Shortly after 3 p.m. orders were given to the infantry to clear the street. A company of Guards took up their station near the Sadovaya and fired several volleys in the direction of the Anichkov Palace. Something like 100 people were killed or wounded. On the scene of the shooting hundreds of empty cartridge cases were littered in the snow, which was plentifully sprinkled with blood.
After the volleys the thoroughfare was cleared, but the crowd remained on the sidewalks. No animosity was shown towards the soldiers. The people shouted "We are sorry for you, Pavlovsky (the Pavlovsky Guards Regiment). You had to do your duty.
The astounding, and to the stranger unacquainted with the Russian character almost uncanny, orderliness and good nature of the crowds of soldiers and civilians throughout the city are perhaps the most striking features of the great Russian Revolution.
At the Taurida Palace yesterday it was wonderful to see the way in which the huge gathering of soldiers and civilians managed to avoid collision.
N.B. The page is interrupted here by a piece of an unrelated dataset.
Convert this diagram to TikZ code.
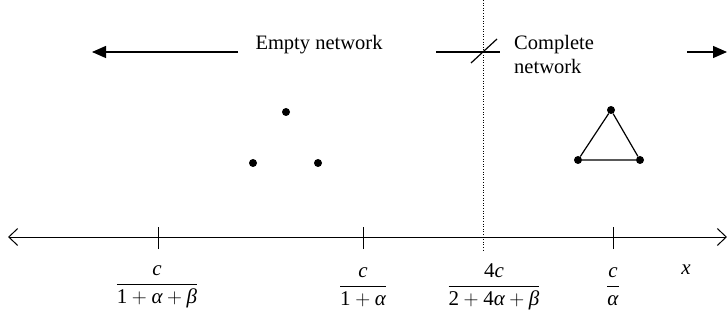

Inside the building the work of the various Parliamentary Committees went on day and night with unflagging intensity.
I regret to have to say that some students of both sexes are blindly cooperating in this anarchistic propaganda. However, today the outlook is distinctly more hopeful and it is possible that a breach between the extremists and the moderates may be avoided, both agreeing to support the present Temporary Government until a Constituent Assembly decides the fate of Russia by the votes of all her 170 million people. The organization of this gigantic general election will naturally take time.
I have been appalled at the abominable behaviour of the Northcliffe Press in England, especially of its correspondent, Wilton, in Petrograd, whom, by the way, I know quite well, for spreading the provocative reports about the Union of Soldiers and Workers, and trying to discredit them in Western Europe. I only hope the Russian people will turn The Times correspondent out of Petrograd.